Inevitably, as a 16-year-old, I ended up at some point in a small music store in my provincial small town. When I asked for an electric bass for left-handers, the salesman just raised his eyebrows and referred me to the "Beatle Bass". It could be ordered, but that might take half a year and cost extra. I already saw myself walking away with my dream gone, when the salesman remembered a drill he had in the basement.

And so he helped me by adjusting the holes on the tailpiece of my new bass, and I was able to file out the saddle notches for the first time, so that I could put the strings on "the right way round".

So I had come into the store with the clear specifications of being left-handed and how the strings should be set up. Fortunately, the old strings were long enough for this procedure, because I could not have afforded additional new ones at the price of 80,- German mark for the Höfner bass.

Until 1983, I converted various instruments, even high-priced ones, to the left. That was as natural to me as choosing instruments that could be played halfway left-handed. Thus, Leo Fender's ergonomically particularly successful instruments were never an option for me, because you never saw left-handed models of them.

Shortly before a lot of left-handed instruments from the Far East appeared on the market, I built myself various basses and electric guitars based on existing right-handed necks in the early 90s. The highlight was an electric double bass, which only succeeded because a carpenter friend of mine helped me to masterfully trim the ebony fingerboard, which I would never have been able to do that way.

Being left-handed as a musician has always meant much more than just having the problem with instruments. Most vivid is this picture of Charlie Chaplin with his violin among a hundred other violinists, he the only one playing left-handed. As a student, only I would swing to the right while skiing. A problem when the school class wants to line up and everyone else swings off to the left. I get on my bike from the 'wrong' side, where there isn't a bike stand. On stage, I basically had to fight for my position from where I could align to the right, otherwise it felt uncomfortable.

Exhibitions are very often set up in a way that the crowd is supposed to move counter-clockwise. And that's where I am often seen walking in the countercurrent, clockwise direction. I prefer supermarkets with paths running clockwise.

Today I see left-handed musicians everywhere, think of the many talents who may never have been encouraged to play in the past despite their 'handicap'. I'm especially pleased to see that even in classical music, ways are being found for left-handed players to fit into orchestral structures.
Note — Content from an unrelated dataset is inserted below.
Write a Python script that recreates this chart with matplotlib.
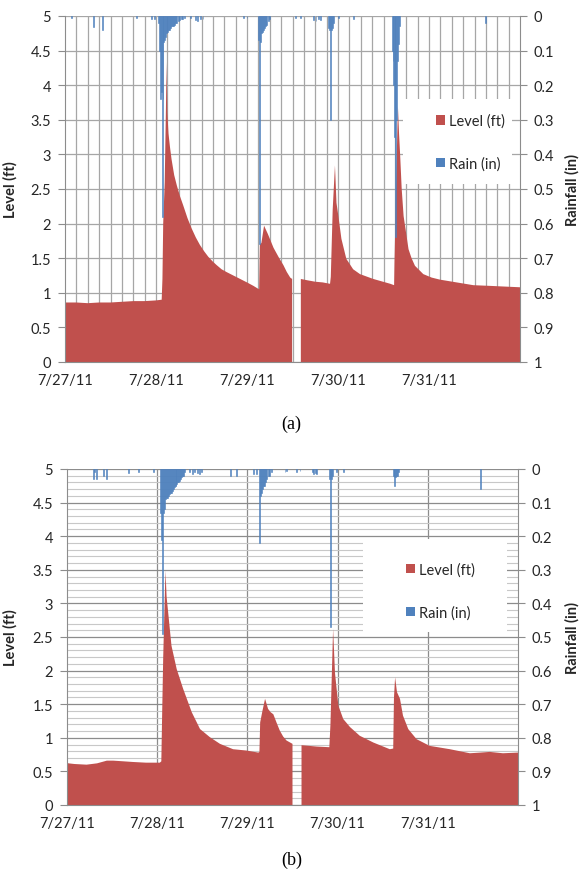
import numpy as np
import matplotlib
matplotlib.use('Agg')
import matplotlib.pyplot as plt
from matplotlib.patches import Patch, Rectangle

plt.rcParams['font.family'] = ['Lato', 'DejaVu Sans']

# hours since 7/27/11 00:00 ; level in ft ; nan = missing record
t_a = [0, 3, 6, 9, 12, 15, 18, 21, 24, 25.5, 25.7, 25.9, 26.3, 26.6, 26.8, 27.0, 27.3, 27.7,
       28.1, 28.8, 29.5, 30.3, 31.2, 32.3, 33.4, 34.5, 35.6, 36.7, 37.8, 39.0, 40.0, 41.3,
       42.6, 44.4, 46.2, 48.0, 49.7, 51.2, 51.4, 51.8, 52.5, 53.5, 55.0, 56.5, 57.6, 58.5,
       59.4, 59.9, 61.0, 62.2, 64, 66, 68, 69.9, 70.1, 70.6, 71.2, 71.6, 72.1, 72.9, 74.2,
       76.0, 77.8, 81.3, 85.8, 86.8, 86.9, 87.3, 87.8, 88.1, 88.4, 88.8, 89.3, 90.0, 90.6,
       91.4, 92.3, 94.5, 96.7, 98.9, 103.3, 107.7, 112.1, 116, 120]
level_a = [0.86, 0.86, 0.85, 0.86, 0.86, 0.87, 0.88, 0.88, 0.89, 0.90, 1.2, 2.0, 2.6, 3.6, 4.33, 3.6, 3.3, 3.1,
           2.93, 2.7, 2.55, 2.4, 2.26, 2.08, 1.93, 1.80, 1.69, 1.60, 1.52, 1.45, 1.40, 1.34,
           1.30, 1.25, 1.20, 1.15, 1.10, 1.05, 1.70, 1.72, 1.97, 1.85, 1.65, 1.50, 1.40, 1.30,
           1.22, 1.20, np.nan, 1.20, 1.18, 1.16, 1.15, 1.13, 1.23, 2.2, 2.84, 2.3, 2.11, 1.78, 1.49,
           1.34, 1.27, 1.20, 1.13, 1.11, 1.44, 2.5, 3.7, 3.3, 2.98, 2.5, 2.11, 1.85, 1.63,
           1.50, 1.39, 1.27, 1.22, 1.19, 1.15, 1.11, 1.10, 1.09, 1.08]

rain_t_a = [1.8, 7.5, 10.0, 18.9, 22.9, 23.5,
            24.6, 24.85, 25.1, 25.35, 25.6, 25.85, 26.1, 26.35, 26.6, 26.85, 27.1, 27.35, 27.6,
            27.85, 28.1, 28.35, 28.6, 28.85, 29.1, 29.5, 29.9, 30.3, 30.7, 31.1, 31.5,
            33.0, 34.3, 35.0, 35.7, 36.4, 47.0, 48.0,
            51.0, 51.3, 51.55, 51.8, 52.05, 52.3, 52.55, 52.8, 53.2, 53.6, 54.0,
            60.7, 62.0, 65.5, 66.2, 66.8, 67.3, 69.5, 69.75, 69.95, 70.2, 70.45, 70.7,
            72.1, 76.0,
            86.25, 86.5, 86.75, 87.0, 87.25, 87.5, 87.75, 88.0, 88.25, 110.8]
rain_a = [0.005, 0.032, 0.04, 0.005, 0.01, 0.008,
          0.02, 0.10, 0.24, 0.22, 0.58, 0.24, 0.075, 0.07, 0.06, 0.05, 0.045, 0.04, 0.04,
          0.035, 0.03, 0.03, 0.03, 0.025, 0.02, 0.02, 0.015, 0.012, 0.01, 0.008, 0.005,
          0.005, 0.012, 0.015, 0.01, 0.008, 0.005, 0.005,
          0.07, 0.66, 0.075, 0.05, 0.045, 0.04, 0.035, 0.03, 0.025, 0.015, 0.01,
          0.005, 0.005, 0.012, 0.015, 0.01, 0.012, 0.035, 0.04, 0.30, 0.04, 0.035, 0.02,
          0.005, 0.008,
          0.10, 0.13, 0.20, 0.35, 0.64, 0.30, 0.13, 0.08, 0.03, 0.02]

t_b = [0, 0.4, 2, 5.2, 8, 10.6, 12.3, 15, 17.6, 21, 24.7, 25.1, 25.3, 25.6, 26.2, 26.5, 27.0,
       27.8, 29.2, 30.9, 33.2, 35.4, 38.0, 40.7, 44.2, 47.8, 50.9, 51.2, 51.4, 52.0, 52.7,
       53.5, 54.2, 54.9, 55.8, 56.6, 57.5, 58.4, 60.0, 61.0, 62.4, 66.4, 69.8, 70.1, 70.8,
       71.3, 72.2, 73.5, 75.3, 77.9, 81.5, 85.9, 86.8, 87.0, 87.3, 87.8, 88.6, 89.4, 90.8,
       93.0, 96.5, 101.9, 107.2, 110, 112.5, 116, 120]
level_b = [0.63, 0.62, 0.61, 0.60, 0.62, 0.66, 0.66, 0.65, 0.64, 0.63, 0.63, 0.65, 1.3, 2.2, 3.49, 3.1, 2.82,
           2.37, 2.02, 1.73, 1.38, 1.13, 1.01, 0.91, 0.83, 0.81, 0.78, 0.79, 1.23, 1.40, 1.58,
           1.43, 1.38, 1.35, 1.22, 1.11, 1.02, 0.96, 0.91, np.nan, 0.89, 0.87, 0.86, 1.2, 2.62,
           1.97, 1.48, 1.28, 1.16, 1.03, 0.93, 0.83, 0.84, 1.6, 1.90, 1.68, 1.58, 1.33, 1.13,
           0.98, 0.88, 0.83, 0.77, 0.78, 0.79, 0.77, 0.78]

rain_t_b = [7.0, 7.4, 7.9, 9.8, 10.4, 16.3, 19.0, 23.1,
            25.0, 25.25, 25.5, 25.75, 26.0, 26.25, 26.5, 26.75, 27.0, 27.25, 27.5, 27.75, 28.0,
            28.25, 28.5, 28.75, 29.0, 29.25, 29.5, 29.75, 30.0, 30.25, 30.5, 30.75, 31.0, 31.25,
            32.7, 33.3, 34.0, 34.6, 35.2, 35.8, 43.4, 45.1, 49.5, 50.5,
            51.3, 51.55, 51.8, 52.05, 52.3, 52.55, 52.8, 53.05, 53.5, 54.0, 54.5,
            58.0, 58.4, 61.0, 62.0, 65.2, 65.6, 66.0, 66.5,
            69.8, 70.1, 70.35, 70.6, 71.7, 73.5,
            86.75, 87.0, 87.25, 87.5, 87.75, 88.0, 88.25, 110.1]
rain_b = [0.03, 0.01, 0.03, 0.02, 0.03, 0.012, 0.008, 0.01,
          0.13, 0.21, 0.49, 0.13, 0.12, 0.09, 0.085, 0.085, 0.08, 0.075, 0.07, 0.07, 0.065,
          0.06, 0.055, 0.05, 0.05, 0.045, 0.04, 0.04, 0.035, 0.03, 0.025, 0.02, 0.02, 0.01,
          0.01, 0.015, 0.01, 0.012, 0.015, 0.01, 0.02, 0.02, 0.015, 0.015,
          0.22, 0.08, 0.07, 0.06, 0.05, 0.05, 0.04, 0.03, 0.02, 0.02, 0.01,
          0.01, 0.005, 0.01, 0.005, 0.01, 0.015, 0.012, 0.015,
          0.03, 0.47, 0.03, 0.02, 0.01, 0.01,
          0.02, 0.025, 0.05, 0.025, 0.02, 0.02, 0.01, 0.06]

day_ticks = [0, 24, 48, 72, 96]
day_labels = ['7/27/11', '7/28/11', '7/29/11', '7/30/11', '7/31/11']
level_ticks = [0, 0.5, 1, 1.5, 2, 2.5, 3, 3.5, 4, 4.5, 5]
rain_ticks = [0, 0.1, 0.2, 0.3, 0.4, 0.5, 0.6, 0.7, 0.8, 0.9, 1]

RED = '#C0504D'
BLUE = '#4F81BD'
TXT = '#262626'
W, H = 583, 879

fig = plt.figure(figsize=(W/100, H/100), dpi=100)


def panel(rect, t, lev, rt, rv, vgrid, minor, box, leg_xy, caption, cap_y):
    l, r, top, bot = rect
    ax = fig.add_axes([l/W, 1-bot/H, (r-l)/W, (bot-top)/H])
    ax.fill_between(t, lev, 0, color=RED, linewidth=0, zorder=2)
    ax.set_xlim(0, 120)
    ax.set_ylim(0, 5)
    ax.set_yticks(level_ticks)
    ax.set_yticklabels([('%g' % v) for v in level_ticks])
    ax.set_xticks(day_ticks)
    ax.set_xticklabels(day_labels)
    ax.set_axisbelow(True)
    if minor:
        ax.set_yticks(np.arange(0, 5.01, 0.1), minor=True)
        ax.grid(True, axis='y', which='minor', color='#C8C8C8', linewidth=0.8)
        ax.grid(True, axis='y', which='major', color='#8C8C8C', linewidth=0.9)
        ax.tick_params(axis='y', which='minor', length=0)
    else:
        ax.grid(True, axis='y', which='major', color='#A6A6A6', linewidth=0.9)
    for v in vgrid:
        ax.axvline(v, color='#A6A6A6' if not minor else '#8C8C8C', linewidth=0.9, zorder=0.5)
    ax.tick_params(axis='y', which='major', length=5, color='#8C8C8C', labelsize=10.5,
                   labelcolor=TXT, pad=5)
    ax.tick_params(axis='x', length=0, labelsize=10.5, labelcolor=TXT, pad=8)
    for s in ['top', 'right']:
        ax.spines[s].set_visible(False)
    for s in ['left', 'bottom']:
        ax.spines[s].set_color('#8C8C8C')
    ax.set_ylabel('Level (ft)', fontsize=10.5, fontweight='bold', color=TXT)
    ax.yaxis.set_label_coords((18-l)/(r-l), 0.5)

    ax2 = ax.twinx()
    ax2.bar(rt, rv, width=0.25, color=BLUE, edgecolor=BLUE, linewidth=0.4, zorder=3)
    ax2.set_ylim(1, 0)
    ax2.set_xlim(0, 120)
    ax2.set_yticks(rain_ticks)
    ax2.set_yticklabels([('%g' % v) for v in rain_ticks])
    ax2.tick_params(axis='y', length=5, color='#8C8C8C', labelsize=10.5, labelcolor=TXT, pad=5)
    for s in ['top', 'left', 'bottom']:
        ax2.spines[s].set_visible(False)
    ax2.spines['right'].set_color('#8C8C8C')
    ax2.set_ylabel('Rainfall (in)', fontsize=10.5, fontweight='bold', color=TXT, rotation=90)
    ax2.yaxis.set_label_coords((565-l)/(r-l), 0.5)

    bx0, by0, bx1, by1 = box
    ax2.add_patch(Rectangle((bx0, by0), bx1-bx0, by1-by0, transform=ax2.transAxes,
                            facecolor='white', edgecolor='none', zorder=4))
    handles = [Patch(facecolor=RED, edgecolor='none'), Patch(facecolor=BLUE, edgecolor='none')]
    leg = ax2.legend(handles, ['Level (ft)', 'Rain (in)'], loc='center left',
                     bbox_to_anchor=leg_xy, frameon=False, fontsize=10.5,
                     handlelength=0.6, handleheight=0.6, handletextpad=0.3,
                     labelspacing=1.95, borderpad=0)
    leg.set_zorder(5)
    for txt in leg.get_texts():
        txt.set_color(TXT)
    fig.text(0.5, cap_y, caption, ha='center', va='center', fontsize=13,
             family='Liberation Serif')


panel((65, 520, 17, 363), t_a, level_a, rain_t_a, rain_a,
      np.arange(3, 120, 3), False, (0.743, 0.514, 0.982, 0.760), (0.80, 0.635),
      '(a)', 1-424/H)
panel((67, 518, 470, 806), t_b, level_b, rain_t_b, rain_b,
      [24, 48, 72, 96], True, (0.656, 0.515, 0.976, 0.792), (0.735, 0.637),
      '(b)', 1-860/H)

fig.savefig('out.png', dpi=100)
I also think of all the spontaneous sessions I couldn't play on because there was no left-handed instrument. And I think of my classic, recurring musician's dream, in which the stage in the stadium is prepared, the amplifiers are turned on, the unmissable audience looks at me expectantly, and then - the bag for my instrument is empty. None of the colleagues around can help me out, the band plays without me.... I only experienced this once, but it still became the kind of dream that probably every musician dreams now and then, at least everyone I asked about it - just not in this left-handed version.


Born in Worpswede near Bremen in 1955, grew up in Salzburg from 1961. Trained there as an advertising photographer, since 1971 self-taught musician. Freelance painter and musician in Bremen, since 1974 in Berlin, 1992 change with wife and two children to Worpswede.

As a touring musician mostly in Germany, Holland, Switzerland and Austria on the road. Among others, he accompanied Michael Ballew, Texas Troubadour, Johnny Bush and "Grand Ole Opry" legend Norma Jean. Countless exhibitions with photo-realistic painting. Since 2009 living in Bregenz on Lake Constance. Focus here on street photography with annual summary in photo volumes.

Since retirement 2020 publication of the poetry volumes "Südwester", "100 Tage Gedichte" and "Liebe und andere handverlesene Gedichte".